# Given task:
Reproduce exactly, and nothing else, the lines from the one that contains "Write a Python" through the one that contains "plt.rcParams['font.family'] = ['Liberation". Leave the pictures out.

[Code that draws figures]
↓↓↓
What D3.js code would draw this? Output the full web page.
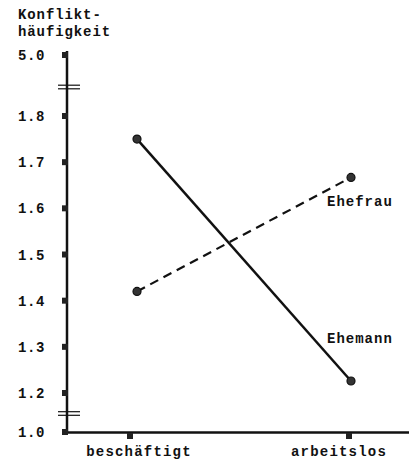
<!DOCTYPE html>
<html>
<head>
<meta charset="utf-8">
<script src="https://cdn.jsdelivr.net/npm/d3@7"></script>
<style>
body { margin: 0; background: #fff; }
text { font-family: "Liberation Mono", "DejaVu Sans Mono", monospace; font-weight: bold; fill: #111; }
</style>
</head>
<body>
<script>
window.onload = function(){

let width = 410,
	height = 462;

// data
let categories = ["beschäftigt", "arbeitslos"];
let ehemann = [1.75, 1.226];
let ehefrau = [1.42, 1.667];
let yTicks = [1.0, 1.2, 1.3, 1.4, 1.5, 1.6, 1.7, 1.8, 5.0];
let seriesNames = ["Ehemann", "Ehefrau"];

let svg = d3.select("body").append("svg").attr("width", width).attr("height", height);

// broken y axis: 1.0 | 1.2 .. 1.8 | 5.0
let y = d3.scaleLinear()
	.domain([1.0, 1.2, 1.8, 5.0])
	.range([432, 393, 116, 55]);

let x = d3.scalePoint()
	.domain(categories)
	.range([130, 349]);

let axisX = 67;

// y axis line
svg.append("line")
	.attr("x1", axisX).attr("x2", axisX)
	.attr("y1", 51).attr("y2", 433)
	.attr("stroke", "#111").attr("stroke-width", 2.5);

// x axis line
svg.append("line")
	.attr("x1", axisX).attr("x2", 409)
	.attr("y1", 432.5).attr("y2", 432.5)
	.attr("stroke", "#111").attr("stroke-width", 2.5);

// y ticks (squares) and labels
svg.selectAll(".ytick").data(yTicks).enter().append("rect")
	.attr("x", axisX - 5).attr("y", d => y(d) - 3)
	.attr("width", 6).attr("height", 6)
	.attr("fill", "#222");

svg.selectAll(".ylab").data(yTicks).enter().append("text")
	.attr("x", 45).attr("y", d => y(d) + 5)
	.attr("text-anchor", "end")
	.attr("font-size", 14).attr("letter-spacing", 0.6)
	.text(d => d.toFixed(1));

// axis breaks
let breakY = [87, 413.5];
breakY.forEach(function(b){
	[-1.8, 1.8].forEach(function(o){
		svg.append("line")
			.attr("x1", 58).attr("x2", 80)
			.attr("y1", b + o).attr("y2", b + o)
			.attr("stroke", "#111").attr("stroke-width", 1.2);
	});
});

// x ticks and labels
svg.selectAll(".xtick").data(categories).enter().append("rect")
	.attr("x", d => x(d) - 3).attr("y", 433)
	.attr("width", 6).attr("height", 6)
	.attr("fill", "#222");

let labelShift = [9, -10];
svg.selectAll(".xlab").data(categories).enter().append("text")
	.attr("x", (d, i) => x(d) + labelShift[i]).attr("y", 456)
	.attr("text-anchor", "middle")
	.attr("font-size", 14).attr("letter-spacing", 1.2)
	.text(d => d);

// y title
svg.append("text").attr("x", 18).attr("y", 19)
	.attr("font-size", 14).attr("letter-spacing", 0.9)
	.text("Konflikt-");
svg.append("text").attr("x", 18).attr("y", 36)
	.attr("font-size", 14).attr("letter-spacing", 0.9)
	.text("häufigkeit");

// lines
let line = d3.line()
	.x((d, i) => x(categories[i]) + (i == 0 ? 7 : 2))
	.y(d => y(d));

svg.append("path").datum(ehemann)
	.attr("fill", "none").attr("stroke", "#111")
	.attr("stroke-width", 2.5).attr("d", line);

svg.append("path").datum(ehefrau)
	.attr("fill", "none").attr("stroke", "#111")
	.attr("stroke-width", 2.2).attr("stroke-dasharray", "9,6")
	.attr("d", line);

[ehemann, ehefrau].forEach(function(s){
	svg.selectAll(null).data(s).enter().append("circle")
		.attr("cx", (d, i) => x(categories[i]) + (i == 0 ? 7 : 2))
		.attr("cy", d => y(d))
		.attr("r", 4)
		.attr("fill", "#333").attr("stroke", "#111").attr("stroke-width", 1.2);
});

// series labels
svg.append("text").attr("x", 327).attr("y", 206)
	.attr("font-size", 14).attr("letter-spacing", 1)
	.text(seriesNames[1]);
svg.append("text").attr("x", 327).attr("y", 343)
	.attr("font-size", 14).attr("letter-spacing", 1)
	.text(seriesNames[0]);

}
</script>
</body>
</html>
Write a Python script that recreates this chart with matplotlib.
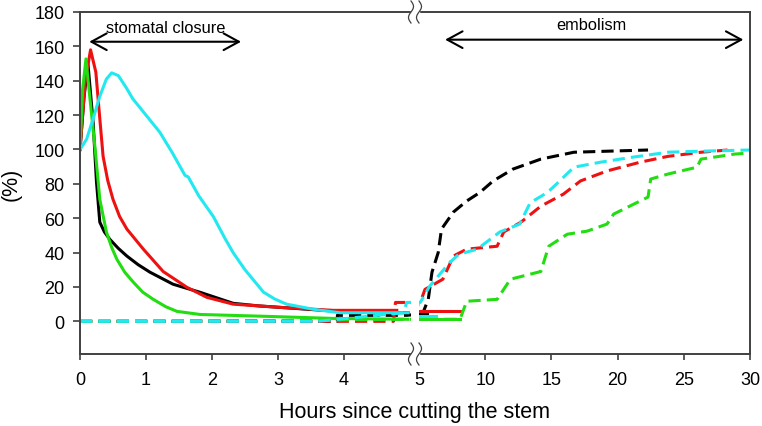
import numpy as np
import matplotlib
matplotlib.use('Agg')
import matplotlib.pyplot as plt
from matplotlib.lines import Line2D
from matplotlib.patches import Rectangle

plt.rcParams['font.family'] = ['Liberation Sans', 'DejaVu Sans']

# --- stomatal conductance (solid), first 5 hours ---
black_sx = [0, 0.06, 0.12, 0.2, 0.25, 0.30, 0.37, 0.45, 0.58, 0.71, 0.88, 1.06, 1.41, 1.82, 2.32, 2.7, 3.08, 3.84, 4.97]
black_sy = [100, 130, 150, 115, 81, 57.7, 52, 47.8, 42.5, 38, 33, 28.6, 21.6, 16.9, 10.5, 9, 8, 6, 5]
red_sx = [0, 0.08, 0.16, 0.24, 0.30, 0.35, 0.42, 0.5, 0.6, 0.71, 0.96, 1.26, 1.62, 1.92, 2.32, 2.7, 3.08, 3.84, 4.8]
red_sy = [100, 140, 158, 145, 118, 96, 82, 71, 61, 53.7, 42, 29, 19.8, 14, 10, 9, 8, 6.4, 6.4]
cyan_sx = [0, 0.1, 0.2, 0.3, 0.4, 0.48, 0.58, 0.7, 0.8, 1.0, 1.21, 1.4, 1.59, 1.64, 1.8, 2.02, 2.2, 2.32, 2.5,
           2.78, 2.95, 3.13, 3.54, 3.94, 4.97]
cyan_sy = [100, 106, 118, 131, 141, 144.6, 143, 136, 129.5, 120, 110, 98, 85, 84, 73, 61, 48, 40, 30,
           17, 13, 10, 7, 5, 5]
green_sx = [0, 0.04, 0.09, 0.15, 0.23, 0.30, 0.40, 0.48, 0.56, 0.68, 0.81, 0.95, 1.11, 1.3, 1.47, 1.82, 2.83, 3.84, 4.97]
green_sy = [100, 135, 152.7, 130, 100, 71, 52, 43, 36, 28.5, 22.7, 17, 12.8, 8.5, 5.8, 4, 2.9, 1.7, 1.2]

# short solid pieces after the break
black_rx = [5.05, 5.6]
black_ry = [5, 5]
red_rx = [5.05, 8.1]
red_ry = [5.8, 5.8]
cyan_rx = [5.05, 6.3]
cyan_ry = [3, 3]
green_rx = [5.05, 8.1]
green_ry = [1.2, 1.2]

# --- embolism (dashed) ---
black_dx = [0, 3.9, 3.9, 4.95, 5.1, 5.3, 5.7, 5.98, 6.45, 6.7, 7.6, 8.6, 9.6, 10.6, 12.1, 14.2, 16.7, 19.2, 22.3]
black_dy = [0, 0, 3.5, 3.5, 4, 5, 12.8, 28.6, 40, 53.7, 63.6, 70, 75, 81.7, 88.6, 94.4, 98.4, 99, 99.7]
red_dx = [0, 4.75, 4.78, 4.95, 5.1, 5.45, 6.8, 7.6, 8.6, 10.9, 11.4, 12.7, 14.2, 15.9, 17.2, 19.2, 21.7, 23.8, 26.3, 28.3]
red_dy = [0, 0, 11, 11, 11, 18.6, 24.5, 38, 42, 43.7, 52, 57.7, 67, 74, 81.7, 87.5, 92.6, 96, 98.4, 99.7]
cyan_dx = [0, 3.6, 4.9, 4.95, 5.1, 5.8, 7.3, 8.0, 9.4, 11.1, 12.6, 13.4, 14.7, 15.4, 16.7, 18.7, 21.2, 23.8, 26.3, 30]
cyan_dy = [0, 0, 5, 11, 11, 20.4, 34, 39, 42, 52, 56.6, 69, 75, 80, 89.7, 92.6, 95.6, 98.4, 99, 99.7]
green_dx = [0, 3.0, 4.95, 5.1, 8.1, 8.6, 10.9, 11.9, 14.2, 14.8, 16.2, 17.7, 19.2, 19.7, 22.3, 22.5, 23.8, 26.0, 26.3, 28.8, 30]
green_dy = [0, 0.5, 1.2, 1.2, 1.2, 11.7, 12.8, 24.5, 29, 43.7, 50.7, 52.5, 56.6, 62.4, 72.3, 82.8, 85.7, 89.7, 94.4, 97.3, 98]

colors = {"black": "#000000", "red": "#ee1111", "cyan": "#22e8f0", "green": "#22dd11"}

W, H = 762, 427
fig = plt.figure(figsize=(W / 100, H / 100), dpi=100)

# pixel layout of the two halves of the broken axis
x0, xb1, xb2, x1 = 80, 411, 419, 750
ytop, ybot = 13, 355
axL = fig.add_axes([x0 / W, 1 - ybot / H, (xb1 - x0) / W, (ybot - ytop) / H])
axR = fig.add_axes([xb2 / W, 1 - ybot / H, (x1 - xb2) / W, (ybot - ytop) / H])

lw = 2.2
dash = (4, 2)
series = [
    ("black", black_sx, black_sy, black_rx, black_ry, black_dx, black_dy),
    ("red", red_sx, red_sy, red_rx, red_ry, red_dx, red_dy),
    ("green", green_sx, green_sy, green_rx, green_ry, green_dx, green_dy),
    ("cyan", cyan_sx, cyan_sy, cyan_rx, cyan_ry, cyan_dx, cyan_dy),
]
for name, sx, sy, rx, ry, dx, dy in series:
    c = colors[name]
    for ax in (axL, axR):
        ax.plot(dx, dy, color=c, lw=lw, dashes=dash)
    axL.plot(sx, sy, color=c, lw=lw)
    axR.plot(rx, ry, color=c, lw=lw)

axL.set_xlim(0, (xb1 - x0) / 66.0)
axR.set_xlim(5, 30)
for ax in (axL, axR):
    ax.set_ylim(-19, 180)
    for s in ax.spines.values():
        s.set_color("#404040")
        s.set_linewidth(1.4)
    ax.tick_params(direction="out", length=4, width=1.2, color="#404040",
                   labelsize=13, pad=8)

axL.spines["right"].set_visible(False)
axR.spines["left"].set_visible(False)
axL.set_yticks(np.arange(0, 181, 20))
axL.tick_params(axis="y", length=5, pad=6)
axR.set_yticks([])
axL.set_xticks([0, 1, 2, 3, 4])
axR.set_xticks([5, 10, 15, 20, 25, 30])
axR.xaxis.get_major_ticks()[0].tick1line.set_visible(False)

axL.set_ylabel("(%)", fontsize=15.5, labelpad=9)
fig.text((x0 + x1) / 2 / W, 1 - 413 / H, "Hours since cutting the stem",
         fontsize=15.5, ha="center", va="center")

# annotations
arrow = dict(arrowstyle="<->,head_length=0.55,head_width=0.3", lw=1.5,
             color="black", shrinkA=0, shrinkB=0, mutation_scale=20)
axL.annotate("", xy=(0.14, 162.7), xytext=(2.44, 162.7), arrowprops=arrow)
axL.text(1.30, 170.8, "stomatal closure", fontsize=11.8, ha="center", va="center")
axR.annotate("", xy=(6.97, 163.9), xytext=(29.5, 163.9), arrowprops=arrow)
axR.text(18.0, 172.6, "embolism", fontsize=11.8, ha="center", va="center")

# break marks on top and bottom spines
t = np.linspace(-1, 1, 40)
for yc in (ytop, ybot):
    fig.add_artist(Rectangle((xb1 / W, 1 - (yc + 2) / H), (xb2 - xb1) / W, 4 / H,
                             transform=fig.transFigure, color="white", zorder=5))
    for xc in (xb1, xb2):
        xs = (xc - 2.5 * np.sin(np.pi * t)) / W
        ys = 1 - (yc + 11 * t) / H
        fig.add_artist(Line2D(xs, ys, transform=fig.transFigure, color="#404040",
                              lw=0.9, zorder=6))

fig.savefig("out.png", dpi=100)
↑↑↑
# Written answer:
Write a Python script that recreates this chart with matplotlib.
import numpy as np
import matplotlib
matplotlib.use('Agg')
import matplotlib.pyplot as plt
from matplotlib.lines import Line2D
from matplotlib.patches import Rectangle

plt.rcParams['font.family'] = ['Liberation Sans', 'DejaVu Sans']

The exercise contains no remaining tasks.